-- WHAT THE EXERCISE ASKS --
Nothing but the lines from the top of the data to the line holding "const yTicks = [0, 500, 1000, 1500, 2000];" should be printed, word for word and both ends included; leave the pictures out.

-- INFORMATION PROVIDED --
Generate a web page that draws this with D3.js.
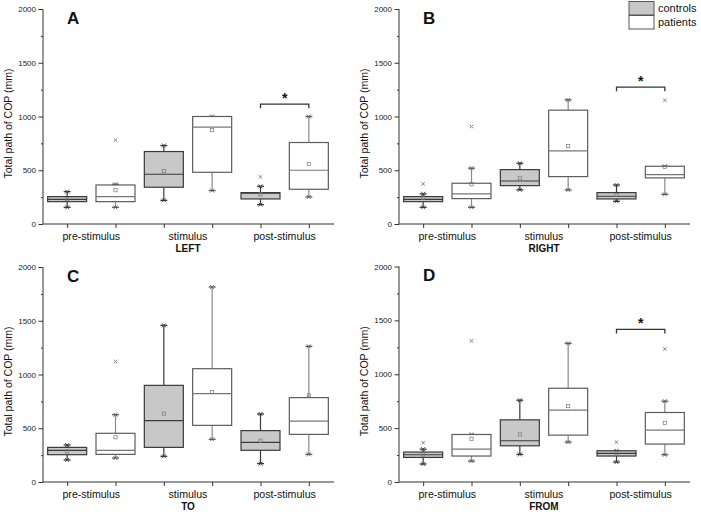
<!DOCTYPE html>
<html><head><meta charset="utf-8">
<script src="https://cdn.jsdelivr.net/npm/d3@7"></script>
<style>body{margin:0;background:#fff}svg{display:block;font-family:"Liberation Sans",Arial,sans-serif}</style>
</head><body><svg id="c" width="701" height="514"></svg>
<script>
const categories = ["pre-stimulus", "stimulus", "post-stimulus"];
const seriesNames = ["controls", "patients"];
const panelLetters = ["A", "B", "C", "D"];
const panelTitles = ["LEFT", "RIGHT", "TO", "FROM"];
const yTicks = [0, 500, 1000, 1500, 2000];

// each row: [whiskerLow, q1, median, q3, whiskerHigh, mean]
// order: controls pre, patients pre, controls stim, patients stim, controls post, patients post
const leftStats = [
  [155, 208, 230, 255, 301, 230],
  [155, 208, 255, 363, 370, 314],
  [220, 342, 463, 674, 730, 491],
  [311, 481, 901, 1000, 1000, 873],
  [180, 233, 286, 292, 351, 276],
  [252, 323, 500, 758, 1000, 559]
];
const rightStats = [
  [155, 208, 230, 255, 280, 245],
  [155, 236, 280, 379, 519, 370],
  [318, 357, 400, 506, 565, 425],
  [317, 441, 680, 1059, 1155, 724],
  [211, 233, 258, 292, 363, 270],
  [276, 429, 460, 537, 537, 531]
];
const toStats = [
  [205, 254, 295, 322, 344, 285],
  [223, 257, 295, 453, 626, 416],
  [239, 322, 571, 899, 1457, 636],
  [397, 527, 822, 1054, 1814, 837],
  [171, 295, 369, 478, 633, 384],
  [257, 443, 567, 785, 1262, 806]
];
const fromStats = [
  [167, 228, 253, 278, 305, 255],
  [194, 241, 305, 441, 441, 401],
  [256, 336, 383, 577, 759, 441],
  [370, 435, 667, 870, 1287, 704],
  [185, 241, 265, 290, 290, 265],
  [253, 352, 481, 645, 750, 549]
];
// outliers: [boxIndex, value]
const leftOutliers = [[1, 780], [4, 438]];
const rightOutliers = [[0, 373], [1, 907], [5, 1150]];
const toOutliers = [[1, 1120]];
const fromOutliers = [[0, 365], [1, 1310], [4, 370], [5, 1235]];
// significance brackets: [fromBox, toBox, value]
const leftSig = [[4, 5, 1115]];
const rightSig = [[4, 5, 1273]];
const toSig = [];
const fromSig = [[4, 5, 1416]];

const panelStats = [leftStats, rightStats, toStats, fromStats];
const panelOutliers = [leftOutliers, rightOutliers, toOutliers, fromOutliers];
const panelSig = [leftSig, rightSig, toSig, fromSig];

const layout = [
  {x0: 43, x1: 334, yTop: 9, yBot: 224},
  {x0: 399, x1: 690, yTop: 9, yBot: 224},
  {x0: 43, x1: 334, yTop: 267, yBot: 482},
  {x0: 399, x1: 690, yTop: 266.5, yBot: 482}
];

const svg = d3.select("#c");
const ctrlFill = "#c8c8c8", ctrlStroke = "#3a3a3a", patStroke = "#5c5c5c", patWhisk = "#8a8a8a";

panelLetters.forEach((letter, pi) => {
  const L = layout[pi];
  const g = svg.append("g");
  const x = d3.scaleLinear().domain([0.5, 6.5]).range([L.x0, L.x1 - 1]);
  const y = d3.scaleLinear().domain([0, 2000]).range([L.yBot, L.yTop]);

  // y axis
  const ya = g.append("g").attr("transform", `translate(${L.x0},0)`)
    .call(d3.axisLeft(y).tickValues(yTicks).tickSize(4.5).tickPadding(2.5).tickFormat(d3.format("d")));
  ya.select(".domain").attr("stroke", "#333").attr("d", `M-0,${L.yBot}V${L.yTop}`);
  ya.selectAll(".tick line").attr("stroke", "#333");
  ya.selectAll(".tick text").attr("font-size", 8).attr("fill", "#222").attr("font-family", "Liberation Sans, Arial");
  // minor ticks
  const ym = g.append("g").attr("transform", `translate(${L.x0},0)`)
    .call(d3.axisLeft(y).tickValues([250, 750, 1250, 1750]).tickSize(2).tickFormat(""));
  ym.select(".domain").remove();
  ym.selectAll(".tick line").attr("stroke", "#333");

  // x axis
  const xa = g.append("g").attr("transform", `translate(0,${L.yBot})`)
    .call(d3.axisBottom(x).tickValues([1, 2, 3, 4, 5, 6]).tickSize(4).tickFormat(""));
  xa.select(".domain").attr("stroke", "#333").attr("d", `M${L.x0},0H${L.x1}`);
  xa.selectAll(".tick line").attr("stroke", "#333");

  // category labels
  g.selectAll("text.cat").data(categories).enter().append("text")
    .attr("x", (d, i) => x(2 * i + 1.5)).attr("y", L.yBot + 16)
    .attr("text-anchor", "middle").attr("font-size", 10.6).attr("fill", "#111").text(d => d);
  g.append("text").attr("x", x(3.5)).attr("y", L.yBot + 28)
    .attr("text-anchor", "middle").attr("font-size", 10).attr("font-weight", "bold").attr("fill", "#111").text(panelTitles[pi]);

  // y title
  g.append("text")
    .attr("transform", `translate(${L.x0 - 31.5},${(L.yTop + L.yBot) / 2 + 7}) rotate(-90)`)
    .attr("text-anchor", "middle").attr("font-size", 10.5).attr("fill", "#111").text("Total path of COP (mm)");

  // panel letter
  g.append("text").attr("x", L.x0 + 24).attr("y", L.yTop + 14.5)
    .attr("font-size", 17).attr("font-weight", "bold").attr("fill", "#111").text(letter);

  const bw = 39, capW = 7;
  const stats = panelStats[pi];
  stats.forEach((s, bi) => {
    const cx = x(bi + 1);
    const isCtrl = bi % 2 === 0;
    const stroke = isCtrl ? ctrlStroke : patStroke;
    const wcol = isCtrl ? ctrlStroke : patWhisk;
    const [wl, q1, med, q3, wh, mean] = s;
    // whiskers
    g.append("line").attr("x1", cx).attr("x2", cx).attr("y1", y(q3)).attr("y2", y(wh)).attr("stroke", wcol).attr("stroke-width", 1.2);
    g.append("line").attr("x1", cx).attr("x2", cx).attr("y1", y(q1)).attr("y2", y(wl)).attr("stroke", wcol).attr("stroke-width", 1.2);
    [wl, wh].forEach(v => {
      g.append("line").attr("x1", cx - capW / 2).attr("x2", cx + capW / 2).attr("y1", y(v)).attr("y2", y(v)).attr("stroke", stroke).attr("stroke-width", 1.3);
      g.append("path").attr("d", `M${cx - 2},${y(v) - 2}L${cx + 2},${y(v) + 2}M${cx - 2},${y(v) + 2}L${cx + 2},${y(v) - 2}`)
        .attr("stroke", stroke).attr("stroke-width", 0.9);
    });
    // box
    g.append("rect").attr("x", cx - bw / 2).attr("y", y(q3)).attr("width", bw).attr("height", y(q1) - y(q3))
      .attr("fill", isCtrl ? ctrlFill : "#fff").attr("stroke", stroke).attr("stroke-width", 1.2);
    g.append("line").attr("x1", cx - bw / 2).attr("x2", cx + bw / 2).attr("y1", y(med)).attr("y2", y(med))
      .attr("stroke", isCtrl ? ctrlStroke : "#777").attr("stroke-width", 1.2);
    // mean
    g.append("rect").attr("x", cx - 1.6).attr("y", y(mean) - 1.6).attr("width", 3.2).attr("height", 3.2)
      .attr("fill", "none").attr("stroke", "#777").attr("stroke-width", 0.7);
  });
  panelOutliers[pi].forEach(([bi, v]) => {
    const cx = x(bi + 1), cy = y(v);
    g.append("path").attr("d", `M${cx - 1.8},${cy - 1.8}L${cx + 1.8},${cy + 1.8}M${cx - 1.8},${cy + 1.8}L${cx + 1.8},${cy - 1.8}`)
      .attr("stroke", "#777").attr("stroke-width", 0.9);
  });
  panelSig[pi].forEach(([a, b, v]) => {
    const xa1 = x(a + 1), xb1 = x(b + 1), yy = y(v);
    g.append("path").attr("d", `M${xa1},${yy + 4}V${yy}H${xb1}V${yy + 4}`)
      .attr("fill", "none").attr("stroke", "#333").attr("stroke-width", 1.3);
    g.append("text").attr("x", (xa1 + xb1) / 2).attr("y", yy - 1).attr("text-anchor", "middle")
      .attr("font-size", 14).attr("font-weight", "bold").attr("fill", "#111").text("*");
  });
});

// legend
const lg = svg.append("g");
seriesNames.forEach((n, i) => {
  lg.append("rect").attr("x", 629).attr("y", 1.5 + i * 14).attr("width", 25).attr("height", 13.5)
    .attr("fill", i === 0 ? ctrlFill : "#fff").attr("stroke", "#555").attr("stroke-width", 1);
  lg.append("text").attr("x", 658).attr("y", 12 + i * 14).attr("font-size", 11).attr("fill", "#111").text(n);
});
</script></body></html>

-- SOLVED EXERCISE --
Generate a web page that draws this with D3.js.
<!DOCTYPE html>
<html><head><meta charset="utf-8">
<script src="https://cdn.jsdelivr.net/npm/d3@7"></script>
<style>body{margin:0;background:#fff}svg{display:block;font-family:"Liberation Sans",Arial,sans-serif}</style>
</head><body><svg id="c" width="701" height="514"></svg>
<script>
const categories = ["pre-stimulus", "stimulus", "post-stimulus"];
const seriesNames = ["controls", "patients"];
const panelLetters = ["A", "B", "C", "D"];
const panelTitles = ["LEFT", "RIGHT", "TO", "FROM"];
const yTicks = [0, 500, 1000, 1500, 2000];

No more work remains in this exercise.